RECORDED DATA
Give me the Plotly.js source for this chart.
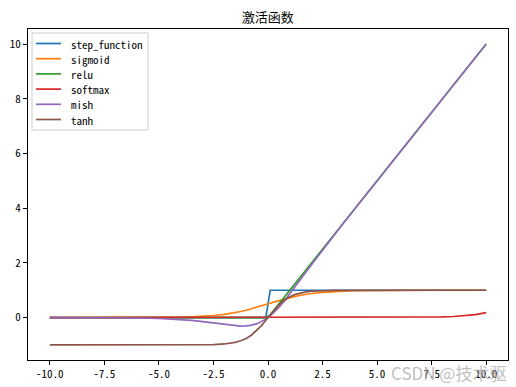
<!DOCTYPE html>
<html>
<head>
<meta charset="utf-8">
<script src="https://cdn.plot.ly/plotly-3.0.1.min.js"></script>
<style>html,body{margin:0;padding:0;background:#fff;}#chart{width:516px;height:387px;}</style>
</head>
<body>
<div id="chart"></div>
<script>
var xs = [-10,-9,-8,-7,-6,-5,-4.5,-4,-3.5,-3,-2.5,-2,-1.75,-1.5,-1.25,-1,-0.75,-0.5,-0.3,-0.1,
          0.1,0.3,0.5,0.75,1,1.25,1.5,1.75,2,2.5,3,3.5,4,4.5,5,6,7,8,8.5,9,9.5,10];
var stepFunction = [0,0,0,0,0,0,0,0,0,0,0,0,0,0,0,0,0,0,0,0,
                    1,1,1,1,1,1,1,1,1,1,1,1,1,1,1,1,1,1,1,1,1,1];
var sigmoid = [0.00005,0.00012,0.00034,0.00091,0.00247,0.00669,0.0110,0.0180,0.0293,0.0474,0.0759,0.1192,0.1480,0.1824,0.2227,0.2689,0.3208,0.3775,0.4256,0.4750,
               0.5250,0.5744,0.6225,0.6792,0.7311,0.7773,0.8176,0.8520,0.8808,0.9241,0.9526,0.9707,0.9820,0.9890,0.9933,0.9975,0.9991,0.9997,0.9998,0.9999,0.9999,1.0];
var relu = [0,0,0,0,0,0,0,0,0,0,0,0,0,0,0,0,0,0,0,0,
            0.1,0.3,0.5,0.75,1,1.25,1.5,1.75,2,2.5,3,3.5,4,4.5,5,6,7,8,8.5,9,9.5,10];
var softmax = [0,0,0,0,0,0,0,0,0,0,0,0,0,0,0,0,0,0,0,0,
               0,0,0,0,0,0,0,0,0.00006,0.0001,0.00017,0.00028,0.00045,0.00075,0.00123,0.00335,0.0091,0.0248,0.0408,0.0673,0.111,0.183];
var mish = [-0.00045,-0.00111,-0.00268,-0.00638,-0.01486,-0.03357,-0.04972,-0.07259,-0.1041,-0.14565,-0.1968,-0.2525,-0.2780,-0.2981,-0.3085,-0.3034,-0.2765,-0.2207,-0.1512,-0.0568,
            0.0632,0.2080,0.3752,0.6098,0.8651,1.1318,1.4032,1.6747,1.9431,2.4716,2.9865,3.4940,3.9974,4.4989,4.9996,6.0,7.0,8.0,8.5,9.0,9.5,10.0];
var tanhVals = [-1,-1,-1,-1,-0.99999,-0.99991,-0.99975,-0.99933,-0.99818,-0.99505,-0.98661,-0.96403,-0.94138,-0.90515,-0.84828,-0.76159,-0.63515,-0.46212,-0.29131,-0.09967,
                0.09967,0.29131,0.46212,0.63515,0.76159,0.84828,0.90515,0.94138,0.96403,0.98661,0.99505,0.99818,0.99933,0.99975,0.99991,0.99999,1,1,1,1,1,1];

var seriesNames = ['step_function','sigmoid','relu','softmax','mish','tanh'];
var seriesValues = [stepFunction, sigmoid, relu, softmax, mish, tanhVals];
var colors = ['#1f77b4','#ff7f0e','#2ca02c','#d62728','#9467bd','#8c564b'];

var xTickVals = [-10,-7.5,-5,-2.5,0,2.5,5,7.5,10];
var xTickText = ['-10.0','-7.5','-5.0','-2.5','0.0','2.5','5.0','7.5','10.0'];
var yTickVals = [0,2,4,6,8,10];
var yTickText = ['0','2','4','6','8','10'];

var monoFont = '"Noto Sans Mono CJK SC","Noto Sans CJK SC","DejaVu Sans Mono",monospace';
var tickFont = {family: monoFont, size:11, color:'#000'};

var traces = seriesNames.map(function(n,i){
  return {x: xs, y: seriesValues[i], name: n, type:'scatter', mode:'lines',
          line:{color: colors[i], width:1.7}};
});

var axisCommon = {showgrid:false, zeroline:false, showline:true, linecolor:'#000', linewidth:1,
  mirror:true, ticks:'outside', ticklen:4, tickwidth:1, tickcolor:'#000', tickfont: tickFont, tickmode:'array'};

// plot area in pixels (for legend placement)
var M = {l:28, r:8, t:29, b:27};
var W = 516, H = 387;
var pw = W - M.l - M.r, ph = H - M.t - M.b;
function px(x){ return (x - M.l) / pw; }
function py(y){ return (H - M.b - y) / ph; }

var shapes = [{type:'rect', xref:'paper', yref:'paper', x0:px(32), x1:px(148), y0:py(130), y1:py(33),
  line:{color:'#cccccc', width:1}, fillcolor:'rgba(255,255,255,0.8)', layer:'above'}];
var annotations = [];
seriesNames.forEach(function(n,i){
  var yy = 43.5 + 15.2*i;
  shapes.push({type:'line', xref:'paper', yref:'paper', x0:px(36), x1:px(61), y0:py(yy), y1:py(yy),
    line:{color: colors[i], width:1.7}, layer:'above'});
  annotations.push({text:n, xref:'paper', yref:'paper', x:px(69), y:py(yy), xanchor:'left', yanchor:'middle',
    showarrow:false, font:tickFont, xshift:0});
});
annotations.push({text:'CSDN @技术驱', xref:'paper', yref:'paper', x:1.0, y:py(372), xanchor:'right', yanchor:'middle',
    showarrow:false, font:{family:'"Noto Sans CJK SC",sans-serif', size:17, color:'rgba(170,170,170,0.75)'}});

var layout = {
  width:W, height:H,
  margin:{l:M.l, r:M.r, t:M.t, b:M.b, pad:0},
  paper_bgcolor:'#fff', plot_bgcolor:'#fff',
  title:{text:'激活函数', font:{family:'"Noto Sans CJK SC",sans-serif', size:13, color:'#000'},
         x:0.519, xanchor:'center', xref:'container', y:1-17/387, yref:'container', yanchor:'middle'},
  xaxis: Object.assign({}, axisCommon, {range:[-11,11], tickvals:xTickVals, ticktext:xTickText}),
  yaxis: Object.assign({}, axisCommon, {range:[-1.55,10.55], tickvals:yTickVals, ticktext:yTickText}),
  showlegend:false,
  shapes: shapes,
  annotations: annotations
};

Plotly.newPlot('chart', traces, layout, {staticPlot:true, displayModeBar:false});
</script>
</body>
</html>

DIRECTIVE
In this exercise, set down all of the data exactly, without the pictures.

FINAL RESULT
Give me the Plotly.js source for this chart.
<!DOCTYPE html>
<html>
<head>
<meta charset="utf-8">
<script src="https://cdn.plot.ly/plotly-3.0.1.min.js"></script>
<style>html,body{margin:0;padding:0;background:#fff;}#chart{width:516px;height:387px;}</style>
</head>
<body>
<div id="chart"></div>
<script>
var xs = [-10,-9,-8,-7,-6,-5,-4.5,-4,-3.5,-3,-2.5,-2,-1.75,-1.5,-1.25,-1,-0.75,-0.5,-0.3,-0.1,
          0.1,0.3,0.5,0.75,1,1.25,1.5,1.75,2,2.5,3,3.5,4,4.5,5,6,7,8,8.5,9,9.5,10];
var stepFunction = [0,0,0,0,0,0,0,0,0,0,0,0,0,0,0,0,0,0,0,0,
                    1,1,1,1,1,1,1,1,1,1,1,1,1,1,1,1,1,1,1,1,1,1];
var sigmoid = [0.00005,0.00012,0.00034,0.00091,0.00247,0.00669,0.0110,0.0180,0.0293,0.0474,0.0759,0.1192,0.1480,0.1824,0.2227,0.2689,0.3208,0.3775,0.4256,0.4750,
               0.5250,0.5744,0.6225,0.6792,0.7311,0.7773,0.8176,0.8520,0.8808,0.9241,0.9526,0.9707,0.9820,0.9890,0.9933,0.9975,0.9991,0.9997,0.9998,0.9999,0.9999,1.0];
var relu = [0,0,0,0,0,0,0,0,0,0,0,0,0,0,0,0,0,0,0,0,
            0.1,0.3,0.5,0.75,1,1.25,1.5,1.75,2,2.5,3,3.5,4,4.5,5,6,7,8,8.5,9,9.5,10];
var softmax = [0,0,0,0,0,0,0,0,0,0,0,0,0,0,0,0,0,0,0,0,
               0,0,0,0,0,0,0,0,0.00006,0.0001,0.00017,0.00028,0.00045,0.00075,0.00123,0.00335,0.0091,0.0248,0.0408,0.0673,0.111,0.183];
var mish = [-0.00045,-0.00111,-0.00268,-0.00638,-0.01486,-0.03357,-0.04972,-0.07259,-0.1041,-0.14565,-0.1968,-0.2525,-0.2780,-0.2981,-0.3085,-0.3034,-0.2765,-0.2207,-0.1512,-0.0568,
            0.0632,0.2080,0.3752,0.6098,0.8651,1.1318,1.4032,1.6747,1.9431,2.4716,2.9865,3.4940,3.9974,4.4989,4.9996,6.0,7.0,8.0,8.5,9.0,9.5,10.0];
var tanhVals = [-1,-1,-1,-1,-0.99999,-0.99991,-0.99975,-0.99933,-0.99818,-0.99505,-0.98661,-0.96403,-0.94138,-0.90515,-0.84828,-0.76159,-0.63515,-0.46212,-0.29131,-0.09967,
                0.09967,0.29131,0.46212,0.63515,0.76159,0.84828,0.90515,0.94138,0.96403,0.98661,0.99505,0.99818,0.99933,0.99975,0.99991,0.99999,1,1,1,1,1,1];

var seriesNames = ['step_function','sigmoid','relu','softmax','mish','tanh'];
var seriesValues = [stepFunction, sigmoid, relu, softmax, mish, tanhVals];
var colors = ['#1f77b4','#ff7f0e','#2ca02c','#d62728','#9467bd','#8c564b'];

var xTickVals = [-10,-7.5,-5,-2.5,0,2.5,5,7.5,10];
var xTickText = ['-10.0','-7.5','-5.0','-2.5','0.0','2.5','5.0','7.5','10.0'];
var yTickVals = [0,2,4,6,8,10];
var yTickText = ['0','2','4','6','8','10'];

var monoFont = '"Noto Sans Mono CJK SC","Noto Sans CJK SC","DejaVu Sans Mono",monospace';
var tickFont = {family: monoFont, size:11, color:'#000'};

var traces = seriesNames.map(function(n,i){
  return {x: xs, y: seriesValues[i], name: n, type:'scatter', mode:'lines',
          line:{color: colors[i], width:1.7}};
});

var axisCommon = {showgrid:false, zeroline:false, showline:true, linecolor:'#000', linewidth:1,
  mirror:true, ticks:'outside', ticklen:4, tickwidth:1, tickcolor:'#000', tickfont: tickFont, tickmode:'array'};

// plot area in pixels (for legend placement)
var M = {l:28, r:8, t:29, b:27};
var W = 516, H = 387;
var pw = W - M.l - M.r, ph = H - M.t - M.b;
function px(x){ return (x - M.l) / pw; }
function py(y){ return (H - M.b - y) / ph; }

var shapes = [{type:'rect', xref:'paper', yref:'paper', x0:px(32), x1:px(148), y0:py(130), y1:py(33),
  line:{color:'#cccccc', width:1}, fillcolor:'rgba(255,255,255,0.8)', layer:'above'}];
var annotations = [];
seriesNames.forEach(function(n,i){
  var yy = 43.5 + 15.2*i;
  shapes.push({type:'line', xref:'paper', yref:'paper', x0:px(36), x1:px(61), y0:py(yy), y1:py(yy),
    line:{color: colors[i], width:1.7}, layer:'above'});
  annotations.push({text:n, xref:'paper', yref:'paper', x:px(69), y:py(yy), xanchor:'left', yanchor:'middle',
    showarrow:false, font:tickFont, xshift:0});
});
annotations.push({text:'CSDN @技术驱', xref:'paper', yref:'paper', x:1.0, y:py(372), xanchor:'right', yanchor:'middle',
    showarrow:false, font:{family:'"Noto Sans CJK SC",sans-serif', size:17, color:'rgba(170,170,170,0.75)'}});

var layout = {
  width:W, height:H,
  margin:{l:M.l, r:M.r, t:M.t, b:M.b, pad:0},
  paper_bgcolor:'#fff', plot_bgcolor:'#fff',
  title:{text:'激活函数', font:{family:'"Noto Sans CJK SC",sans-serif', size:13, color:'#000'},
         x:0.519, xanchor:'center', xref:'container', y:1-17/387, yref:'container', yanchor:'middle'},
  xaxis: Object.assign({}, axisCommon, {range:[-11,11], tickvals:xTickVals, ticktext:xTickText}),
  yaxis: Object.assign({}, axisCommon, {range:[-1.55,10.55], tickvals:yTickVals, ticktext:yTickText}),
  showlegend:false,
  shapes: shapes,
  annotations: annotations
};

Plotly.newPlot('chart', traces, layout, {staticPlot:true, displayModeBar:false});
</script>
</body>
</html>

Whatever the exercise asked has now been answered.